Deux synthèses sur les pratiques de la lecture sont aussi proposées. La première réalisée par Nicole Robine fait, à la demande du ministère allemand de l'Education et des Sciences, le point sur l'état et les résultats de la recherche sur la lecture. Après un bref historique des tendances de la recherche française dans le domaine, l'auteur, croisant différentes enquêtes aussi ben officielles et sérieuses que plus médiatiques, résume l'état des connaissances sur les relations à la lecture, l'évolution des pratiques et l'illettrisme. Article précieux même si on n'y fera pas de découverte, complété par une bibliographie qui montre à la fois l'importance de la connaissance accumulée et les lacunes à combler. La seconde synthèse donne les résultats d'une enquête sur les loisirs culturels des 8/16 ans. La télévision vient bien sûr en tête, mais sa pratique, si elle est massive, est souvent plus sélective que celle des adultes. Les activités de plein air viennent ensuite. La musique est aussi un loisir courant qui s'affirme avec l'âge. La lecture n'est une passion que pour une minorité...

Le dernier article de ce premier lot se veut plus problématisé. Il vise à remettre en question la pertinence des enquêtes sur le rapport entre livre et télévision dont les arrières pensées (concurrence entre les médias, effet néfaste du petit écran) biaiseraient les résultats et leur interprétation. Le constat et la critique sont connus. Ils reprennent sur un autre terrain les analyses classiques de Pierre Bourdieu ou de son école. L'auteur, Michel Peroni, passe ainsi en revue plusieurs sondages et leurs commentaires parus dans la presse pour constater qu'ils ont, en fait, produit les stéréotypes qu'ils voulaient faire ressortir. Mais il serait sans doute plus positif s'il s'interrogeait plus sur les stéréotypes eux-mêmes dont les sondages sont un des révélateurs et sur l'articulation sondage-média pour construire une opinion. Faute de quoi on a envie de renvoyer le boomerang à l'auteur : n'a-t-il pas lui aussi quelques a priori sur les sondages qui biaiseraient ses conclusions ?

Coûts et délais

La seconde série d'articles présente des études sur des thèmes classiques de l'activité : deux visent à une meilleure connaissance de la situation (la question du prix unique, la structuration financière des entreprises d'édition) deux autres proposent de tordre le cou à de vieux serpents de mer (le transport, et enfin la question du pilon).

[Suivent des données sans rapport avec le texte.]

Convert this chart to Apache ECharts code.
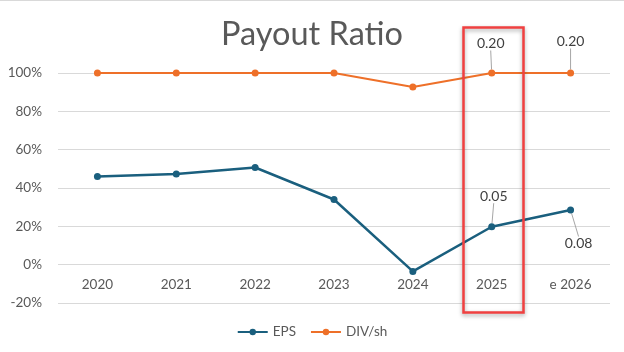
<!DOCTYPE html>
<html>
<head>
<meta charset="utf-8">
<script src="https://cdn.jsdelivr.net/npm/echarts@6/dist/echarts.min.js"></script>
<style>
  html, body { margin: 0; padding: 0; background: #fff; }
  #canvas { width: 624px; height: 352px; }
</style>
</head>
<body>
<div id="canvas"></div>
<script>
var years = ['2020', '2021', '2022', '2023', '2024', '2025', 'e 2026'];
var epsRatio = [46, 47.3, 50.7, 34, -3.5, 19.8, 28.5];
var divRatio = [100, 100, 100, 100, 92.7, 100, 100];
// value labels shown on a few points (per-share figures)
var epsNotes = [null, null, null, null, null, '0.05', '0.08'];
var divNotes = [null, null, null, null, null, '0.20', '0.20'];

var font = 'Lato, "Open Sans", sans-serif';

var makeData = function(vals, notes) {
    var out = [];
    for (var i in vals) {
        var item = {value: vals[i]};
        if (notes[i]) {
            item.label = {show: true, formatter: notes[i]};
            item.labelLine = {show: true};
        }
        out.push(item);
    }
    return out;
};

// where the note labels sit relative to their points
var epsShift = {5: {dx: 2, dy: -15}, 6: {dx: 8, dy: 49}};
var divShift = {5: {dx: -1, dy: -14}, 6: {dx: 0, dy: -16}};

var myChart = echarts.init(document.getElementById('canvas'));
var option = {
    backgroundColor: '#fff',
    animation: false,
    textStyle: {fontFamily: font},
    title: {
        text: 'Payout Ratio',
        left: 'center',
        top: 13,
        textStyle: {fontSize: 32.5, fontWeight: 'normal', color: '#595959', fontFamily: font}
    },
    legend: {
        bottom: 8,
        left: 'center',
        itemWidth: 30,
        itemHeight: 8,
        itemGap: 14,
        textStyle: {fontSize: 13.5, color: '#595959', fontFamily: font},
        data: ['EPS', 'DIV/sh']
    },
    grid: {left: 58, right: 14, top: 73, bottom: 49},
    xAxis: {
        type: 'category',
        data: years,
        boundaryGap: true,
        offset: -38.3,
        axisLine: {show: false},
        axisTick: {show: false},
        axisLabel: {fontSize: 13.5, color: '#595959', margin: 13}
    },
    yAxis: {
        type: 'value',
        min: -20,
        max: 100,
        interval: 20,
        axisLine: {show: false},
        axisTick: {show: false},
        splitLine: {lineStyle: {color: '#d9d9d9'}},
        axisLabel: {fontSize: 13.5, color: '#595959', margin: 16, formatter: '{value}%'}
    },
    series: [
        {
            name: 'EPS',
            type: 'line',
            data: makeData(epsRatio, epsNotes),
            symbol: 'circle',
            symbolSize: 7,
            color: '#1a5f7e',
            lineStyle: {width: 2.5, color: '#1a5f7e'},
            label: {fontSize: 14, color: '#404040', position: 'top'},
            labelLine: {lineStyle: {color: '#a6a6a6', width: 1}},
            labelLayout: function(p) { return epsShift[p.dataIndex] || {}; }
        },
        {
            name: 'DIV/sh',
            type: 'line',
            data: makeData(divRatio, divNotes),
            symbol: 'circle',
            symbolSize: 7,
            color: '#ee7029',
            lineStyle: {width: 2, color: '#ee7029'},
            label: {fontSize: 14, color: '#404040', position: 'top'},
            labelLine: {lineStyle: {color: '#a6a6a6', width: 1}},
            labelLayout: function(p) { return divShift[p.dataIndex] || {}; }
        }
    ],
    graphic: [
        {type: 'rect', left: 0, top: 0, shape: {width: 624, height: 1}, style: {fill: '#d9d9d9'}},
        {
            type: 'rect',
            left: 461, top: 25,
            shape: {width: 60, height: 285},
            style: {fill: 'none', stroke: '#f04040', lineWidth: 2.5, shadowBlur: 4, shadowColor: 'rgba(0,0,0,0.35)', shadowOffsetY: 2},
            z: 100
        }
    ]
};
myChart.setOption(option);
</script>
</body>
</html>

Le prix unique du livre est analysé au travers d'une étude sur la Flandre où une décision de la Commission de Bruxelles, interdisant les accords entre les Pays-Bas et la Flandre, conduit à supprimer le prix unique dans cette dernière. Les conséquences sont présentées comme apocalyptiques pour tous les niveaux de la profession. L'étude des bilans des maisons d'édition fait apparaître une branche qui, contrairement à certaines idées reçues, soutient la comparaison avec l'industrie en terme de rentabilité. Mais l'équilibre des petites maisons reste précaire. Les conditions de financement, défavorables pour un secteur jugé à risque, pèsent lourdement.

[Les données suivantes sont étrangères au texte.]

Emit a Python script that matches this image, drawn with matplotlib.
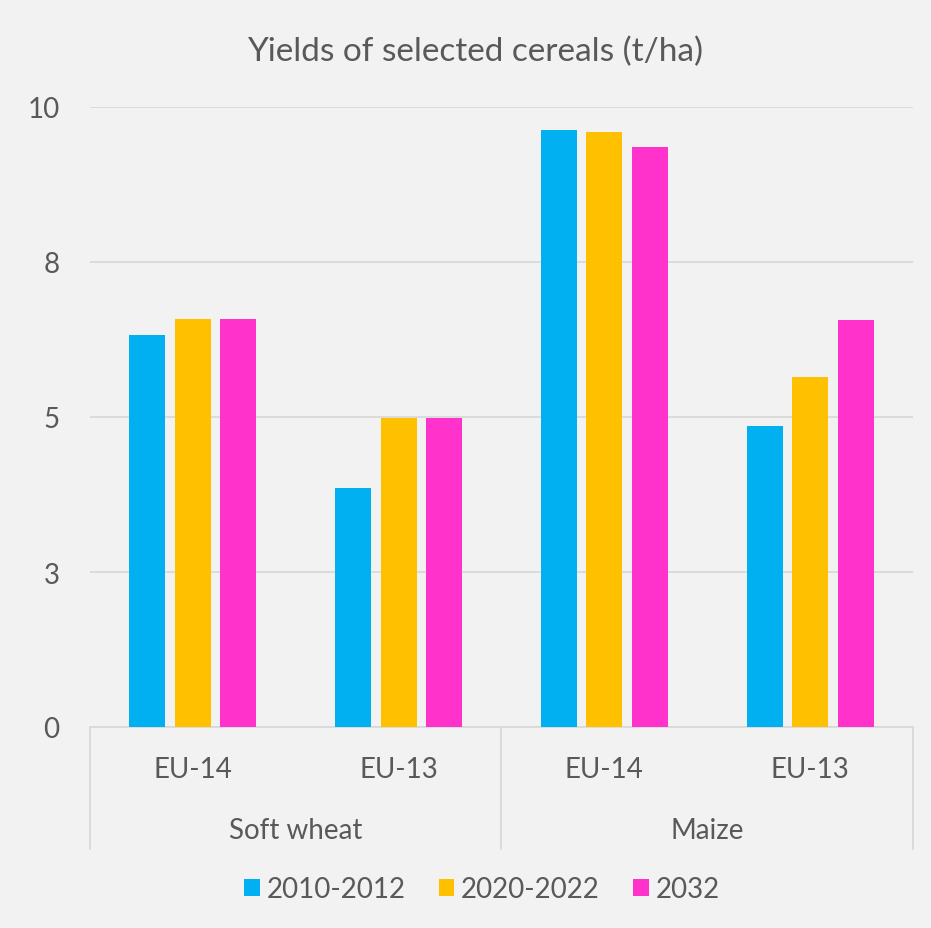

L'étude sur le transport des livres propose une rationalisation qui pourrait réduire le coût d'un tiers et les délais de moitié. Bonne nouvelle ! 1 L'analyse du pilon est lourde de bons sentiments pour ses détracteurs et d'ingénuité pour ses adeptes, c'est-à-dire les éditeurs. Ces derniers n'y voient qu'une pratique économique normale conforme aux lois particulières qui régissent l'activité, tandis que les premiers crient au scandale. Loin de la polémique, l'étude pragmatique montre qu'il existe une demande insolvable pour le livre du côté des pays en voie de développement, du quart-monde ou des populations particulières. Celle-ci ne peut être satisfaite qu'au coup par coup si elle se manifeste, si l'auteur est d'accord et s'il ne supporte pas de surcoût.

Le numéro est donc particulièrement riche, confirmant l'intérêt de la revue. Il ne lui manque plus qu'une structuration un peu plus ordonnée et des résumés d'articles pour devenir une revue complète.